Directive:
Retype the opening lines of the data exactly, stopping after the line that contains "meas_marker_x = [-1.6, -0.8, 0.0, 0.8, 1.6]". Skip every picture.

Information supplied:
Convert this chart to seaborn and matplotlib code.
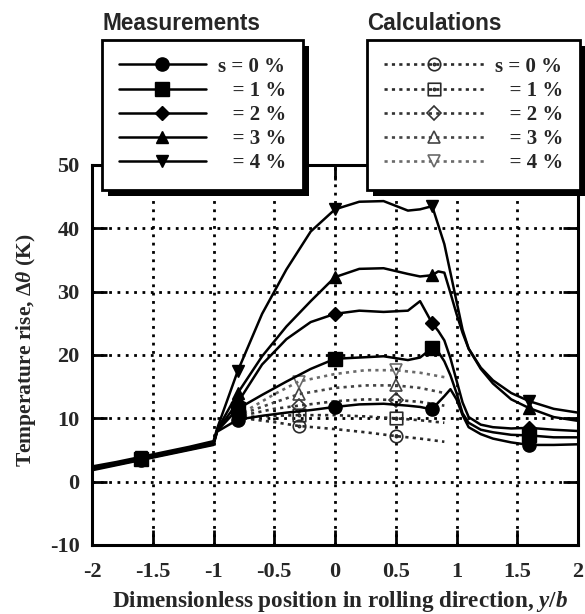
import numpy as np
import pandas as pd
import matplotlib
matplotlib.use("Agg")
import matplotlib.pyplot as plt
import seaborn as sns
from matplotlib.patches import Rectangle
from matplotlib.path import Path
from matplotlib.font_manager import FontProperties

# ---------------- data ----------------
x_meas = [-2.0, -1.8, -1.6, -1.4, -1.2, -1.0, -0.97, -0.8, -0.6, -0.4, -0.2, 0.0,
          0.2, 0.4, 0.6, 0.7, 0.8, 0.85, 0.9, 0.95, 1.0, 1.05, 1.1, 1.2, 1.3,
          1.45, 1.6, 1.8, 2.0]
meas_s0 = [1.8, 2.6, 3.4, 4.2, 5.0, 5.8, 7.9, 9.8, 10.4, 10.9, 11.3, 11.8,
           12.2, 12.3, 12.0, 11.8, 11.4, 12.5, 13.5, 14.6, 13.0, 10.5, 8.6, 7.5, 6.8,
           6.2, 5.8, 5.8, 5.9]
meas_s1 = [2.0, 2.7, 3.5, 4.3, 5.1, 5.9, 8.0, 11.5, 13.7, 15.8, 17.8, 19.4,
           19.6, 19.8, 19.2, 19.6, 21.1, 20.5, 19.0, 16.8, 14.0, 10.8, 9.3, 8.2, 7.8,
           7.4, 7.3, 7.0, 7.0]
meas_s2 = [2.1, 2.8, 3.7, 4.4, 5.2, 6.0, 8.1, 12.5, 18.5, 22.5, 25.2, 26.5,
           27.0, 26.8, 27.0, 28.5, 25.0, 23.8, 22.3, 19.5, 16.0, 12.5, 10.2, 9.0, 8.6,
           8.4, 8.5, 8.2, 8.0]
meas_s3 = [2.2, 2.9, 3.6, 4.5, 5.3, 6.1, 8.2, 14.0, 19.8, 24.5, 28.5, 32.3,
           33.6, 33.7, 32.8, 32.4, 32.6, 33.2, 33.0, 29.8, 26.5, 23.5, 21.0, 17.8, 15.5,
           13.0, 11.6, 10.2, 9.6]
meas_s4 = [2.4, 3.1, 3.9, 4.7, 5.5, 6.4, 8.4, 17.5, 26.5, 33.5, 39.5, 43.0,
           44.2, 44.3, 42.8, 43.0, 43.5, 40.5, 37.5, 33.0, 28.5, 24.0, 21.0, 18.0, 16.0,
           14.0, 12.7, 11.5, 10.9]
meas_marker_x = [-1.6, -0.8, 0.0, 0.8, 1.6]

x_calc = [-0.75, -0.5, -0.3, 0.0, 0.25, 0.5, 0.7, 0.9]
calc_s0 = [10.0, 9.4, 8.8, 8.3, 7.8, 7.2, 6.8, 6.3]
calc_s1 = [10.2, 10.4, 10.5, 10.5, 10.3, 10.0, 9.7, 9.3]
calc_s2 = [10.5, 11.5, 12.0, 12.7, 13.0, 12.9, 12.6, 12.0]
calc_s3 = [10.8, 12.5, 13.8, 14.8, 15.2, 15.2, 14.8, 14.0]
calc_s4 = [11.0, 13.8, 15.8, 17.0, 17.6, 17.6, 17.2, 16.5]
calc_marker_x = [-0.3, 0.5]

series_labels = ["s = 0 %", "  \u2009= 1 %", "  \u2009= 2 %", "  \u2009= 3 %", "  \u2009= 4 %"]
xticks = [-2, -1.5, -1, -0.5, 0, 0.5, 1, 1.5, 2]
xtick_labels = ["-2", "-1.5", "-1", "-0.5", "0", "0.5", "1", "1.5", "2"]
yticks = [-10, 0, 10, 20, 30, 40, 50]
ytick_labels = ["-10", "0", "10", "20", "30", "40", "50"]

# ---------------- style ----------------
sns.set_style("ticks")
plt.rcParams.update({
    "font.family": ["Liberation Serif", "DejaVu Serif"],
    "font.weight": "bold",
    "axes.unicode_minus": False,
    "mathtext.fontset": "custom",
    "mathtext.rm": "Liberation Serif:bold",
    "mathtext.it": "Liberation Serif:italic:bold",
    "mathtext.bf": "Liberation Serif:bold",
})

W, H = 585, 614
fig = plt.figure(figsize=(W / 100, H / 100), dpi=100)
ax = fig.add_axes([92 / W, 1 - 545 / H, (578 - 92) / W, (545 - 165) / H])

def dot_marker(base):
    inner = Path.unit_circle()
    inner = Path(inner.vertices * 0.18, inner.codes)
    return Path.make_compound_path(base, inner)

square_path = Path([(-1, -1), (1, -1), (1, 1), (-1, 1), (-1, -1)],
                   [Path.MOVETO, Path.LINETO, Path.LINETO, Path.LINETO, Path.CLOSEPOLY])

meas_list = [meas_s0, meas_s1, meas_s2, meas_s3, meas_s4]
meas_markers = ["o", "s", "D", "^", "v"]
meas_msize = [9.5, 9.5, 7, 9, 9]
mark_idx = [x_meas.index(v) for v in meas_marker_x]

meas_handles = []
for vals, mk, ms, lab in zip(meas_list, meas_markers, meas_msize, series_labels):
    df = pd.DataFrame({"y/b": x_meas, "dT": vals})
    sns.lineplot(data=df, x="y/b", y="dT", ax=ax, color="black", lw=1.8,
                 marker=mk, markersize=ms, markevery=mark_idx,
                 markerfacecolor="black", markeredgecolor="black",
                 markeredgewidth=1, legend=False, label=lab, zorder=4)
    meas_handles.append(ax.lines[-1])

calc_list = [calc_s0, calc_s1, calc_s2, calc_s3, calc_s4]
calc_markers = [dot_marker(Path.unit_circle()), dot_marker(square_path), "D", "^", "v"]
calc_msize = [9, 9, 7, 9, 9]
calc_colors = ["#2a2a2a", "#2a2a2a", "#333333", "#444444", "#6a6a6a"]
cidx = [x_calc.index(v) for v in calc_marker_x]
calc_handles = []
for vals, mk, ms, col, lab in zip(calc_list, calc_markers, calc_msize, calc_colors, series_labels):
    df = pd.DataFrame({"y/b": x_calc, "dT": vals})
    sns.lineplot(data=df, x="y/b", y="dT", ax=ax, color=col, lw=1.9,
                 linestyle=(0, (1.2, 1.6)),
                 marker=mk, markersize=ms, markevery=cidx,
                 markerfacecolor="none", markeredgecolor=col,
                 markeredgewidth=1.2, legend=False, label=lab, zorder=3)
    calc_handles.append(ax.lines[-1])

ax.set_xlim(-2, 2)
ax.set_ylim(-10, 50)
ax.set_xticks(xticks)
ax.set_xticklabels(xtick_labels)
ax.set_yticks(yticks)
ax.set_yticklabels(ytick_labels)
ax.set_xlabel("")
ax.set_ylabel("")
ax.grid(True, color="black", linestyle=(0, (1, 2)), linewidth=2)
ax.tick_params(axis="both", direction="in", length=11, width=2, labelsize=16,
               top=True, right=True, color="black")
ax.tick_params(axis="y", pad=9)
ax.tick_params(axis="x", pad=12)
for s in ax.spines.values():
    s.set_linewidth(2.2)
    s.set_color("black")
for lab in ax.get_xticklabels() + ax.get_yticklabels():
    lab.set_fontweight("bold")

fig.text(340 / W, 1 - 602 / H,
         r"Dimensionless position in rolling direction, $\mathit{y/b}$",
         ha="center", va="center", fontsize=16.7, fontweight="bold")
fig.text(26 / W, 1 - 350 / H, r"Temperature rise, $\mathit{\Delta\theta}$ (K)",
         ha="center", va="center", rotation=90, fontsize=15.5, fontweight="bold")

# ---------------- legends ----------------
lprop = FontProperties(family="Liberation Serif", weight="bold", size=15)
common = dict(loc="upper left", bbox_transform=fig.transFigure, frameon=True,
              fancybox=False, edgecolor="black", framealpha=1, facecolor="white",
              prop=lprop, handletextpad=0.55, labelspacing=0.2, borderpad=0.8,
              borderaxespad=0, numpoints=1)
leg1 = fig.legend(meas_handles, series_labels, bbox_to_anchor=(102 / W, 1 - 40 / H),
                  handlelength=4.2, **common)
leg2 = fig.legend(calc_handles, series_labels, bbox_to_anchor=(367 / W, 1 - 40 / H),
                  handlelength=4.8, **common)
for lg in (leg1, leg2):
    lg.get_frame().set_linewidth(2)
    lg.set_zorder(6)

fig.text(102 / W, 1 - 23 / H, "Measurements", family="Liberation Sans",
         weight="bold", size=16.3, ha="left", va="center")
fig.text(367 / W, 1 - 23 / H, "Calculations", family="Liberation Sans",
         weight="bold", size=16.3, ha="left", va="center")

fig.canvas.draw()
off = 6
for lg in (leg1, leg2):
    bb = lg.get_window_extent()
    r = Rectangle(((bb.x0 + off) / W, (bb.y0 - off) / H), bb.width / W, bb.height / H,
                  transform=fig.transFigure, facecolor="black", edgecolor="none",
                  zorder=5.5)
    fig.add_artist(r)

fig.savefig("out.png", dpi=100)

Right answer:
Convert this chart to seaborn and matplotlib code.
import numpy as np
import pandas as pd
import matplotlib
matplotlib.use("Agg")
import matplotlib.pyplot as plt
import seaborn as sns
from matplotlib.patches import Rectangle
from matplotlib.path import Path
from matplotlib.font_manager import FontProperties

# ---------------- data ----------------
x_meas = [-2.0, -1.8, -1.6, -1.4, -1.2, -1.0, -0.97, -0.8, -0.6, -0.4, -0.2, 0.0,
          0.2, 0.4, 0.6, 0.7, 0.8, 0.85, 0.9, 0.95, 1.0, 1.05, 1.1, 1.2, 1.3,
          1.45, 1.6, 1.8, 2.0]
meas_s0 = [1.8, 2.6, 3.4, 4.2, 5.0, 5.8, 7.9, 9.8, 10.4, 10.9, 11.3, 11.8,
           12.2, 12.3, 12.0, 11.8, 11.4, 12.5, 13.5, 14.6, 13.0, 10.5, 8.6, 7.5, 6.8,
           6.2, 5.8, 5.8, 5.9]
meas_s1 = [2.0, 2.7, 3.5, 4.3, 5.1, 5.9, 8.0, 11.5, 13.7, 15.8, 17.8, 19.4,
           19.6, 19.8, 19.2, 19.6, 21.1, 20.5, 19.0, 16.8, 14.0, 10.8, 9.3, 8.2, 7.8,
           7.4, 7.3, 7.0, 7.0]
meas_s2 = [2.1, 2.8, 3.7, 4.4, 5.2, 6.0, 8.1, 12.5, 18.5, 22.5, 25.2, 26.5,
           27.0, 26.8, 27.0, 28.5, 25.0, 23.8, 22.3, 19.5, 16.0, 12.5, 10.2, 9.0, 8.6,
           8.4, 8.5, 8.2, 8.0]
meas_s3 = [2.2, 2.9, 3.6, 4.5, 5.3, 6.1, 8.2, 14.0, 19.8, 24.5, 28.5, 32.3,
           33.6, 33.7, 32.8, 32.4, 32.6, 33.2, 33.0, 29.8, 26.5, 23.5, 21.0, 17.8, 15.5,
           13.0, 11.6, 10.2, 9.6]
meas_s4 = [2.4, 3.1, 3.9, 4.7, 5.5, 6.4, 8.4, 17.5, 26.5, 33.5, 39.5, 43.0,
           44.2, 44.3, 42.8, 43.0, 43.5, 40.5, 37.5, 33.0, 28.5, 24.0, 21.0, 18.0, 16.0,
           14.0, 12.7, 11.5, 10.9]
meas_marker_x = [-1.6, -0.8, 0.0, 0.8, 1.6]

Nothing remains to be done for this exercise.